Dalla cittadina di Umm Qais, posta su un colle che a me ricorda la forma di un cuore, risalgo a piedi sul colle successivo, dove giace l'area archeologica di Gadara. 
I miei occhi sono un po' assuefatti da tutte queste colline ininterrotte, rocciose, brulle e desertiche che si ripropongono per chilometri. Il viaggio da Amman è stato davvero lungo - per il solito motivo che 59 km li devi fare in due ore - e non sono così ottimista che le aspettative vengano ripagate: il mio cervello ha imparato che dietro a un colle può solo esserci... un altro colle.
Nel punto più alto c'è una moschea e tutt'intorno le rovine di un villaggio ottomano abbandonato che si è sovrapposto alle rovine romane: la vista è impedita da scuri blocchi di basalto che sembrano assorbire tutto il calore della giornata. Ci sono 35°, è mezzogiorno e, anche questa volta, non c'è nessun altro visitatore. 
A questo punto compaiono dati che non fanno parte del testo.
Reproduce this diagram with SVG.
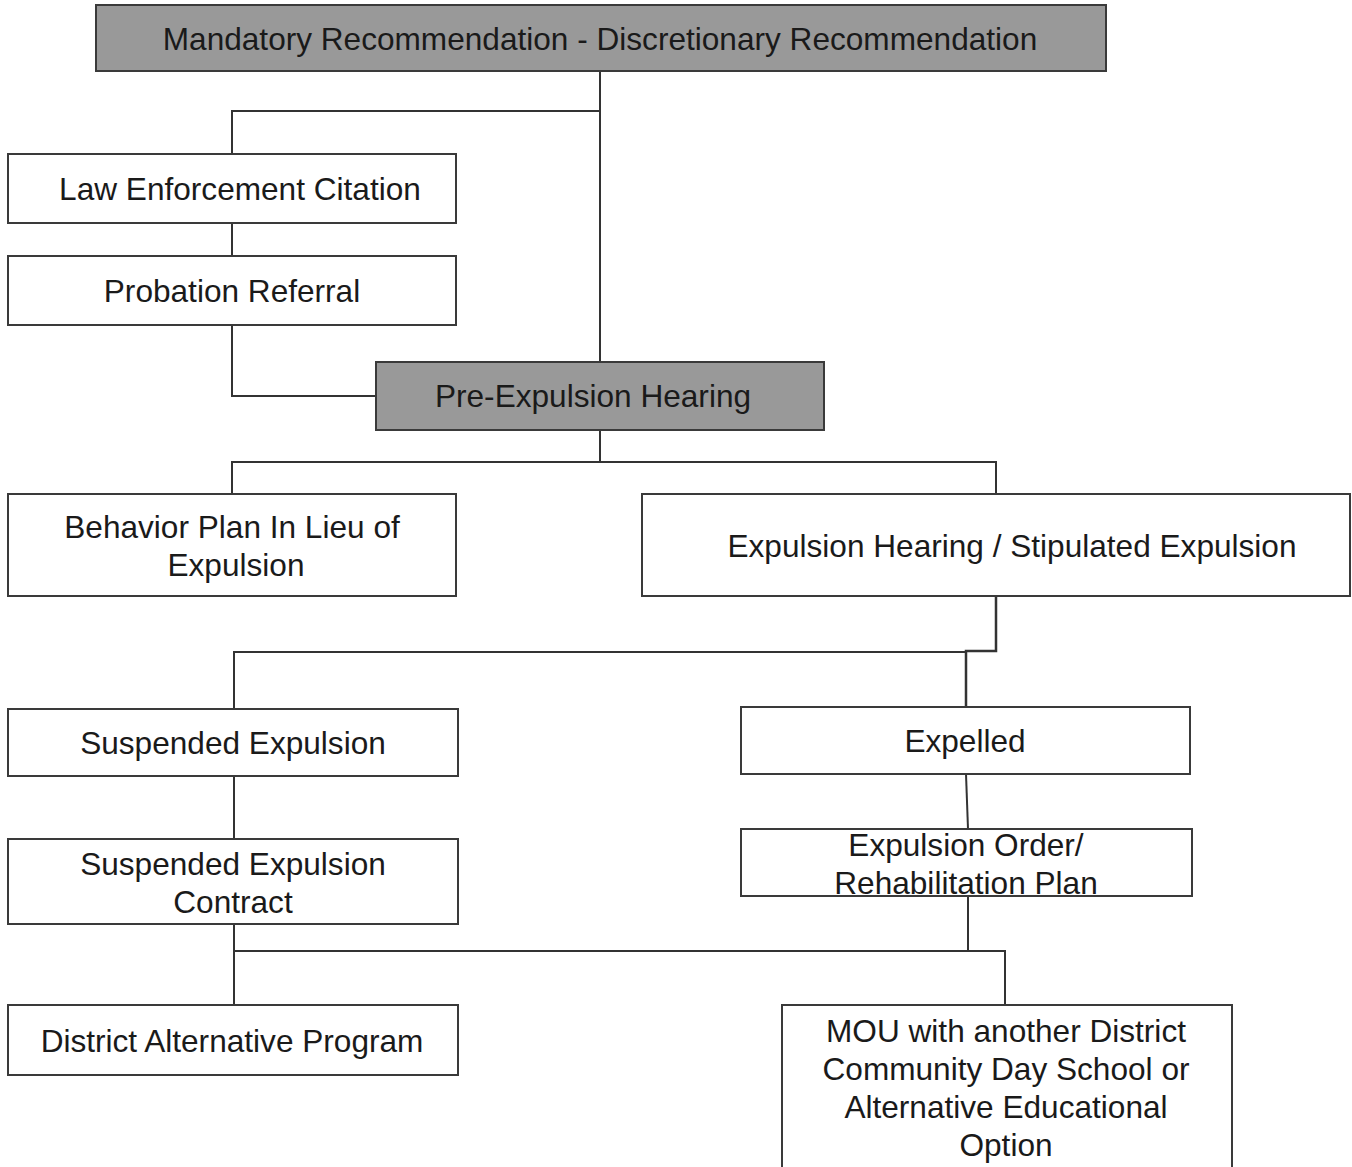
<svg xmlns="http://www.w3.org/2000/svg" width="1352" height="1167" viewBox="0 0 1352 1167">
<style>
.box{fill:#ffffff;stroke:#3a3a3a;stroke-width:2}
.dark{fill:#999999;stroke:#3a3a3a;stroke-width:2}
.t{font-family:"Liberation Sans",Arial,sans-serif;font-size:31.6px;fill:#1a1a1a;text-anchor:middle}
.c{fill:none;stroke:#333333;stroke-width:2}
</style>
<rect width="1352" height="1167" fill="#ffffff"/>
<g id="connectors">
<path class="c" d="M600 71V362"/>
<path class="c" d="M600 111H232V154"/>
<path class="c" d="M232 223V256"/>
<path class="c" d="M232 325V396H376"/>
<path class="c" d="M600 430V462"/>
<path class="c" d="M232 494V462H996V494"/>
<path class="c" d="M996 596V651H966V707" style="stroke-width:2.5"/>
<path class="c" d="M966 652H234V709"/>
<path class="c" d="M234 776V839"/>
<path class="c" d="M966 774L968 829"/>
<path class="c" d="M968 896V951"/>
<path class="c" d="M234 924V1005"/>
<path class="c" d="M234 951H1005V1005"/>
</g>
<g id="n-top">
<rect class="dark" x="96" y="5" width="1010" height="66"/>
<text class="t" x="600" y="50">Mandatory Recommendation - Discretionary Recommendation</text>
</g>
<g id="n-law">
<rect class="box" x="8" y="154" width="448" height="69"/>
<text class="t" x="240" y="200">Law Enforcement Citation</text>
</g>
<g id="n-probation">
<rect class="box" x="8" y="256" width="448" height="69"/>
<text class="t" x="232" y="302">Probation Referral</text>
</g>
<g id="n-pre">
<rect class="dark" x="376" y="362" width="448" height="68"/>
<text class="t" x="593" y="407">Pre-Expulsion Hearing</text>
</g>
<g id="n-behavior">
<rect class="box" x="8" y="494" width="448" height="102"/>
<text class="t" x="232" y="538">Behavior Plan In Lieu of</text>
<text class="t" x="236" y="576">Expulsion</text>
</g>
<g id="n-hearing">
<rect class="box" x="642" y="494" width="708" height="102"/>
<text class="t" x="1012" y="557">Expulsion Hearing / Stipulated Expulsion</text>
</g>
<g id="n-suspended">
<rect class="box" x="8" y="709" width="450" height="67"/>
<text class="t" x="233" y="754">Suspended Expulsion</text>
</g>
<g id="n-expelled">
<rect class="box" x="741" y="707" width="449" height="67"/>
<text class="t" x="965" y="752">Expelled</text>
</g>
<g id="n-contract">
<rect class="box" x="8" y="839" width="450" height="85"/>
<text class="t" x="233" y="875">Suspended Expulsion</text>
<text class="t" x="233" y="913">Contract</text>
</g>
<g id="n-order">
<rect class="box" x="741" y="829" width="451" height="67"/>
<text class="t" x="966" y="856">Expulsion Order/</text>
<text class="t" x="966" y="894">Rehabilitation Plan</text>
</g>
<g id="n-district">
<rect class="box" x="8" y="1005" width="450" height="70"/>
<text class="t" x="232" y="1052">District Alternative Program</text>
</g>
<g id="n-mou">
<rect class="box" x="782" y="1005" width="450" height="180"/>
<text class="t" x="1006" y="1042">MOU with another District</text>
<text class="t" x="1006" y="1080">Community Day School or</text>
<text class="t" x="1006" y="1118">Alternative Educational</text>
<text class="t" x="1006" y="1156">Option</text>
</g>
</svg>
Mi faccio guidare da quel che resta delle viuzze del paese anche perchè, qui in Giordania, è praticamente impossibile ottenere una brochure o una cartina del posto che stai visitando...
E' così che, al limitare di un muro diroccato su cui svetta l'ennesima bandiera giordana, la vista si apre e non c'è nulla a interromperla.


Davanti a noi ci sono le tanto contese alture del Golan, oggi Israele. Il monte Hermon è lontano, ma puoi immaginarne la forma nell'infinito Ovest. 
Dietro l'altipiano, il Lago di Tiberiade che qualcuno chiama, forse con un po' troppo di magnificenza,  Mare di Galilea. Il cielo è terso, mi dicono che sono fortunata: spesso c'è troppa foschia e il lago non si vede.
Nella valle a U che ci separa dal Golan, scorre il fiume Yarmouk, anche questo famoso per una battaglia.
È bello scoprire che, dietro all'ennesimo colle non c'è solo un altro colle, ma tutto questo panorama.
L'infinito susseguirsi di colline sembra assumere un senso in questa landa di terra dove, tra guerre e scontri, le persone sembrano ancora dover definire i loro spazi, nello spazio privato della loro resistenza.
Si dice che questo colle sia meta di pellegrinaggio per i Palestinesi che hanno dovuto lasciare la loro terra e che da qui possono ammirarla fino a farsi accarezzare dalla brezza che risale da Sud.